Segundo a matéria, “a mudança sinalizou para as pessoas com o recém-descoberto privilégio de imunidade que elas estavam livres do problema coletivo da pandemia”, e “também deu a entender para aqueles que ainda estavam vulneráveis ​​que seus desafios agora são apenas deles e, pior ainda, que o risco persistente era de alguma forma culpa deles”. Nada disso é verdade. Diretrizes desse tipo não focam na equidade, mas em privilégio – e deixam os desprivilegiados ainda mais vulneráveis. 

Mas o texto vai além da discussão sobre as máscaras, e mesmo sobre a pandemia especificamente, e discorre sobre como as relações entre saúde e condições sociais foram sendo deixadas de lado ao longo do último século. Hoje muitos cientistas têm os determinantes sociais da saúde em foco, mas essa ainda não é a visão predominante. “Os epidemiologistas começaram a ver a saúde em grande parte em termos de características e exposições pessoais. Eles se concentraram em encontrar ‘fatores de risco’ que tornassem os indivíduos mais vulneráveis ​​às doenças, como se as causas da doença ocorressem puramente além dos limites da pele de uma pessoa”.

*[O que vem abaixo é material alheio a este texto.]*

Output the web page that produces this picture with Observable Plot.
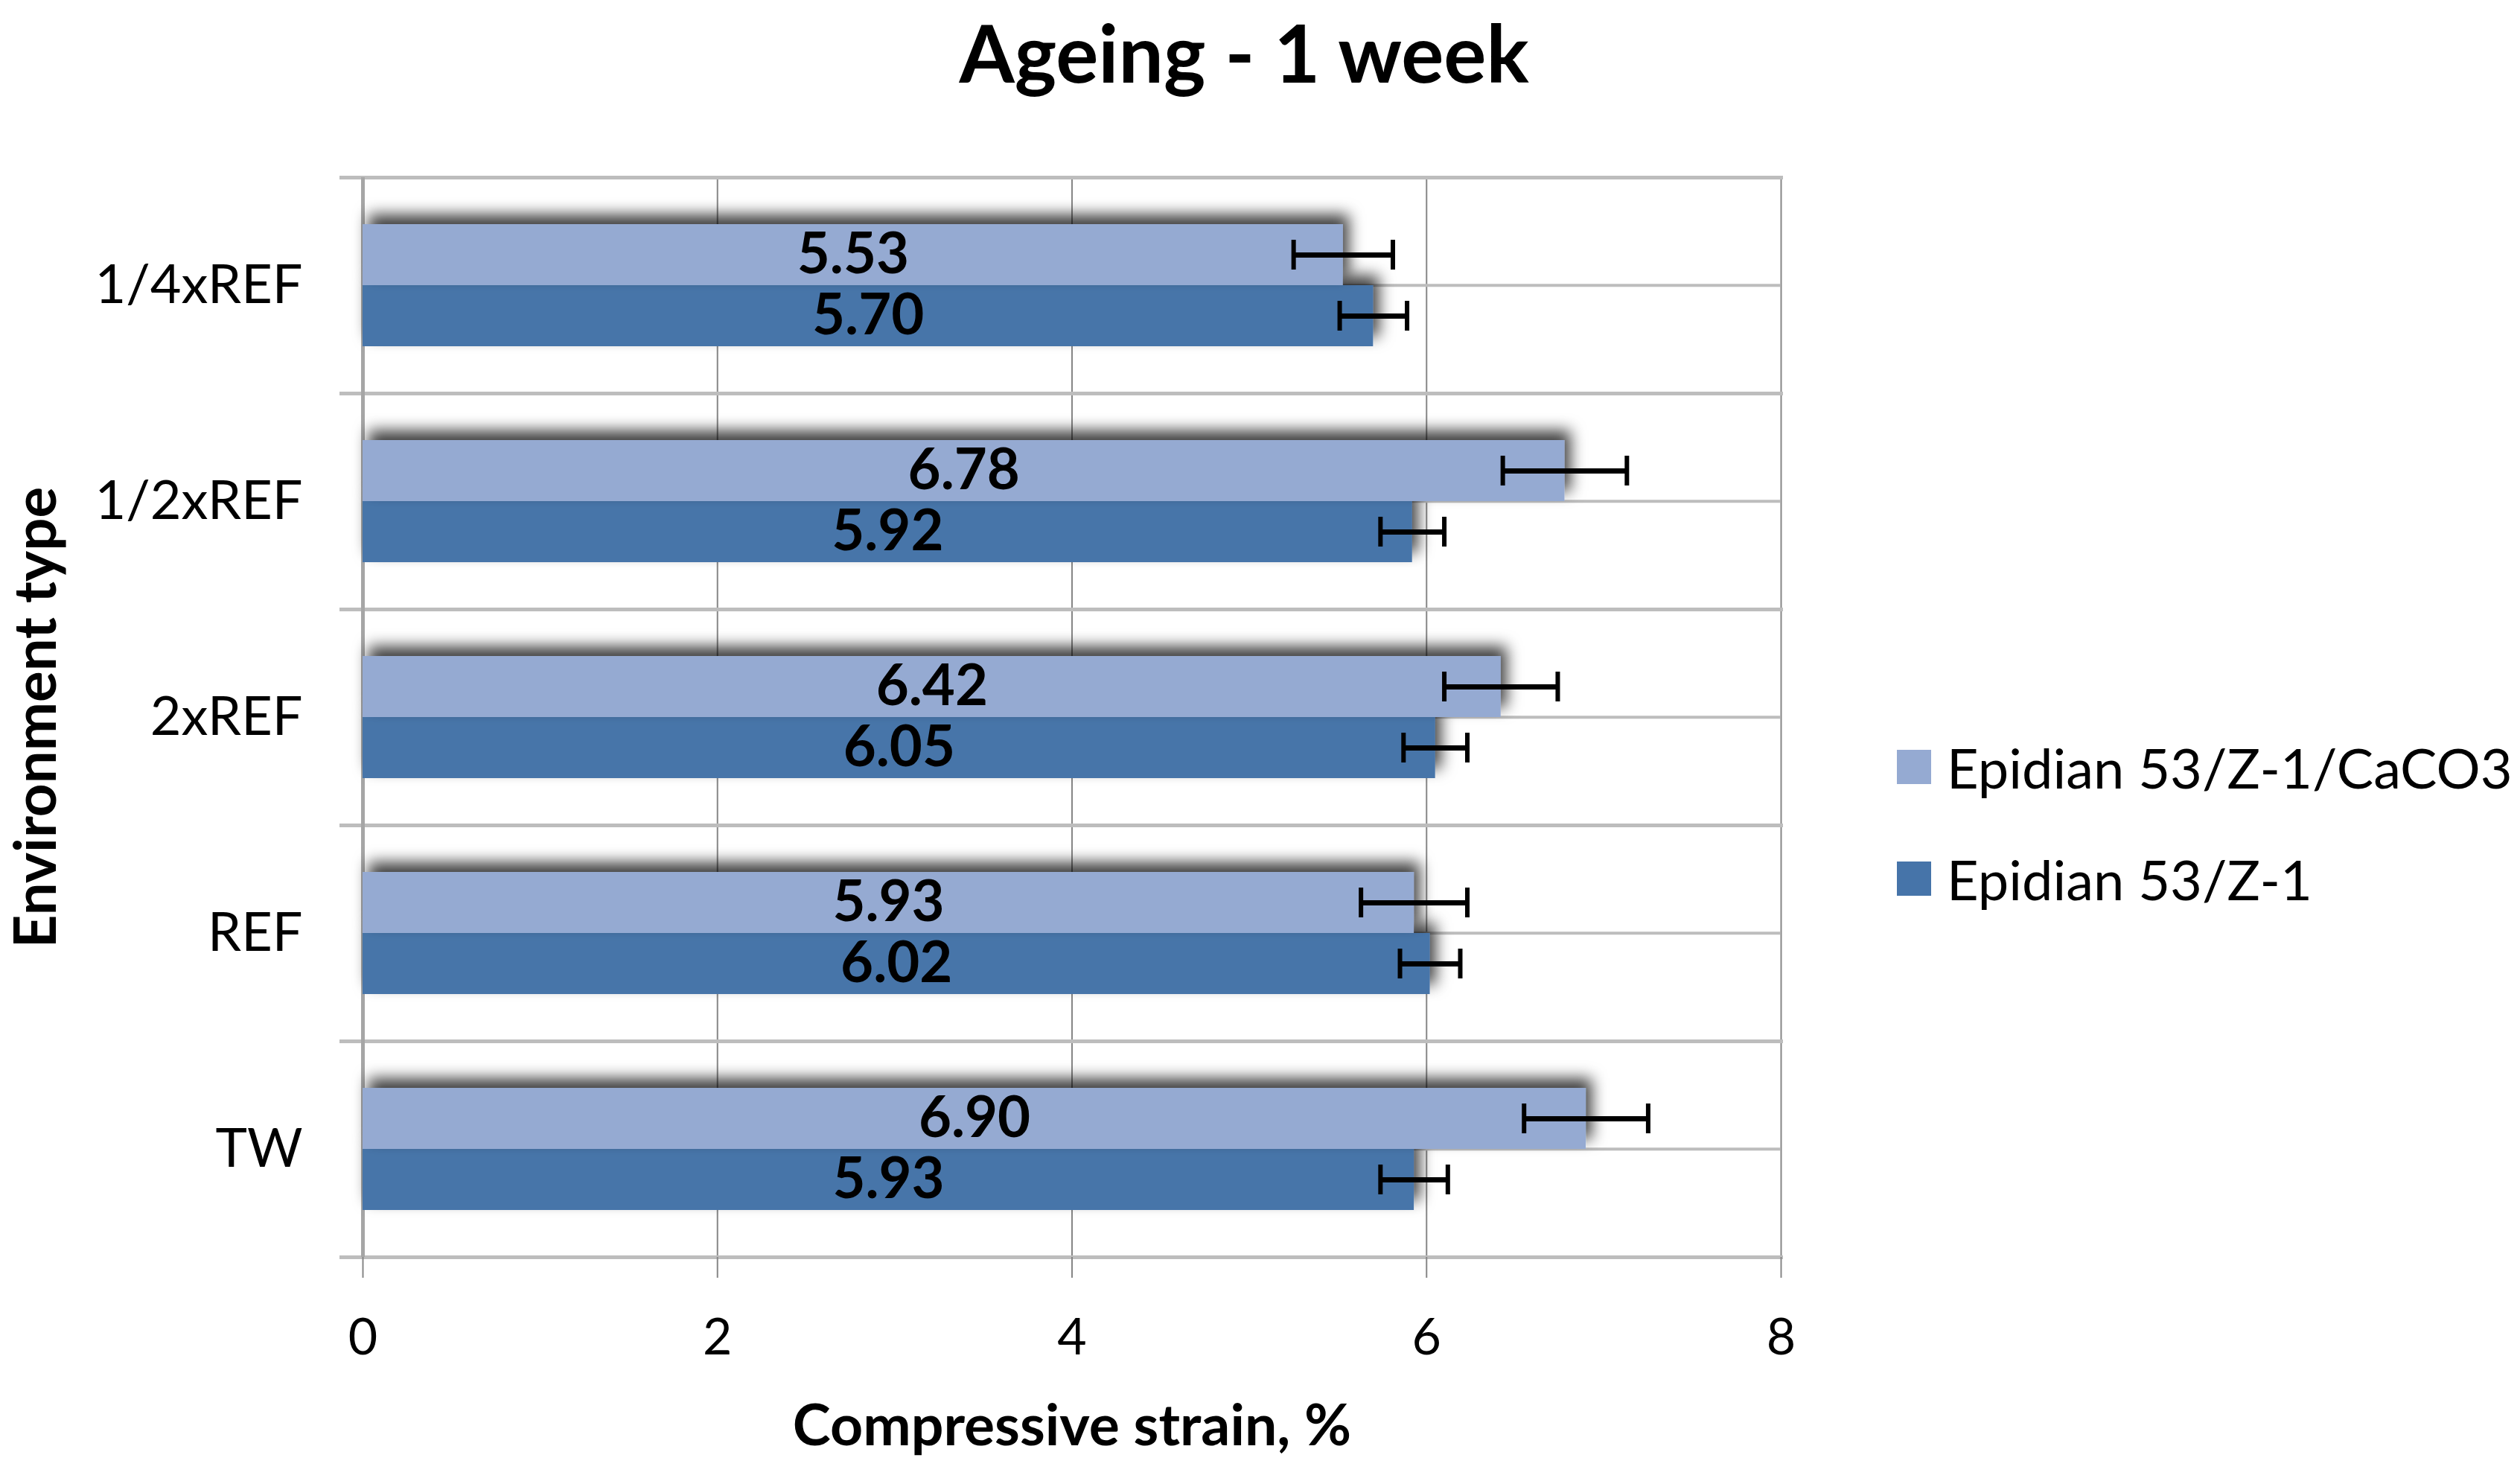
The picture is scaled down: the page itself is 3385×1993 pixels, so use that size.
<!DOCTYPE html>
<html>
<head>
<meta charset="utf-8">
<script src="https://cdn.jsdelivr.net/npm/d3@7"></script>
<script src="https://cdn.jsdelivr.net/npm/@observablehq/plot@0.6"></script>
<style>
  html, body { margin: 0; padding: 0; background: #ffffff; }
  #fig { position: relative; width: 3385px; height: 1993px; font-family: Lato, "Open Sans", sans-serif; color: #000; }
  #title { width: 3342px; height: 190px; line-height: 140px; text-align: center; font-size: 107px; font-weight: bold; }
  #row { display: flex; flex-direction: row; align-items: flex-start; }
  #legend { margin-left: 48px; padding-top: 765px; }
  .lg-row { display: flex; align-items: center; height: 150px; font-size: 74px; }
  .lg-sw { width: 46px; height: 46px; margin-right: 21px; }
</style>
</head>
<body>
<div id="fig">
  <div id="title">Ageing - 1 week</div>
  <div id="row">
    <div id="chart"></div>
    <div id="legend"></div>
  </div>
</div>
<script>
// ---- data ----
const environments = ["1/4xREF", "1/2xREF", "2xREF", "REF", "TW"];
const seriesNames = ["Epidian 53/Z-1/CaCO3", "Epidian 53/Z-1"];
const caco3Values = [5.53, 6.78, 6.42, 5.93, 6.90];
const caco3Errors = [0.28, 0.35, 0.32, 0.30, 0.35];
const z1Values = [5.70, 5.92, 6.05, 6.02, 5.93];
const z1Errors = [0.19, 0.18, 0.18, 0.17, 0.19];
const seriesColors = ["#95AAD2", "#4674A9"];
const xTicks = [0, 2, 4, 6, 8];
const xLabel = "Compressive strain, %";
const yLabel = "Environment type";

// dark series first so the light bars (and their shadow) draw on top
const rows = [];
environments.forEach((env, i) => rows.push({env, series: seriesNames[1], value: z1Values[i], err: z1Errors[i]}));
environments.forEach((env, i) => rows.push({env, series: seriesNames[0], value: caco3Values[i], err: caco3Errors[i]}));

// ---- layout ----
const W = 2500, H = 1803;
const mL = 487, mR = 108, mT = 47, mB = 305;
const yPadOuter = 0.757;
const facetH = (H - mT - mB) / environments.length;
const yStep = facetH / (2 + 2 * yPadOuter);
const gridGrey = "#868686";
const lineGrey = "#bdbdbd";

const chart = Plot.plot({
  width: W, height: H,
  marginLeft: mL, marginRight: mR, marginTop: mT, marginBottom: mB,
  style: {fontFamily: "Lato, 'Open Sans', sans-serif", fontSize: "66px", color: "#000", background: "#ffffff", overflow: "visible"},
  x: {domain: [0, 8], label: null},
  y: {domain: seriesNames, paddingInner: 0, paddingOuter: yPadOuter, axis: null, label: null},
  fy: {domain: environments, padding: 0, label: null, axis: null},
  color: {domain: seriesNames, range: seriesColors},
  marks: [
    Plot.gridX({ticks: xTicks, stroke: gridGrey, strokeOpacity: 1, strokeWidth: 2}),
    Plot.frame({anchor: "top", insetLeft: -29, stroke: lineGrey, strokeWidth: 5}),
    Plot.frame({anchor: "bottom", insetLeft: -29, stroke: lineGrey, strokeWidth: 5}),
    Plot.ruleY(environments, {fy: d => d, y: () => seriesNames[1], dy: -yStep / 2, stroke: lineGrey, strokeWidth: 4}),
    Plot.ruleX([0], {stroke: "#a6a6a6", strokeWidth: 5}),
    Plot.barX(rows, {x: "value", y: "series", fy: "env", fill: "series"}),
    Plot.ruleY(rows, {y: "series", fy: "env", x1: d => d.value - d.err, x2: d => d.value + d.err, stroke: "#000", strokeWidth: 7}),
    Plot.tickX(rows, {x: d => d.value - d.err, y: "series", fy: "env", insetTop: 21, insetBottom: 21, stroke: "#000", strokeWidth: 6}),
    Plot.tickX(rows, {x: d => d.value + d.err, y: "series", fy: "env", insetTop: 21, insetBottom: 21, stroke: "#000", strokeWidth: 6}),
    Plot.text(rows, {x: d => d.value / 2, y: "series", fy: "env", text: d => d.value.toFixed(2), fontWeight: "bold", fontSize: 76, fill: "#000"}),
    Plot.axisX({ticks: xTicks, tickSize: 28, tickPadding: 54, stroke: gridGrey, strokeWidth: 2, label: null, fontSize: 68}),
    Plot.axisX({ticks: [], tickSize: 0, label: xLabel, labelAnchor: "center", labelOffset: 252, labelArrow: false, fontWeight: "bold", fontSize: 77}),
    Plot.axisFy({anchor: "left", tickSize: 0, tickPadding: 81, label: null, fontSize: 72}),
    Plot.axisFy({anchor: "left", ticks: [], tickSize: 0, label: yLabel, labelAnchor: "center", labelOffset: 468, labelArrow: false, fontWeight: "bold", fontSize: 78})
  ]
});

// soft shadow on the bars, like the original
const svg = chart.tagName.toLowerCase() === "svg" ? chart : chart.querySelector("svg");
const ns = "http://www.w3.org/2000/svg";
const defs = document.createElementNS(ns, "defs");
defs.innerHTML = '<filter id="barShadow" x="-10%" y="-80%" width="130%" height="260%"><feDropShadow dx="8" dy="-13" stdDeviation="10" flood-color="#000" flood-opacity="0.75"/></filter>';
svg.insertBefore(defs, svg.firstChild);
d3.select(svg).selectAll('g[aria-label="bar"] rect').attr("filter", "url(#barShadow)");

document.getElementById("chart").appendChild(chart);

// legend
const legend = d3.select("#legend");
seriesNames.forEach((name, i) => {
  const r = legend.append("div").attr("class", "lg-row");
  r.append("div").attr("class", "lg-sw").style("background", seriesColors[i]);
  r.append("span").text(name);
});
</script>
</body>
</html>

Encontrar esses fatores não é em si um erro, mas qualquer abordagem se torna capenga quando ignora outras questões e quando as orientações para a população ter saúde – como comer bem e fazer exercícios, para ficar em dois exemplos clássicos – são todas pessoais: “A distribuição de fatores de risco individuais – a disseminação de germes, a disponibilidade de alimentos nutritivos, a exposição de alguém a carcinógenos – é sempre profundamente moldada por forças culturais e históricas e por desigualdades de raça e classe”.  Vale a leitura.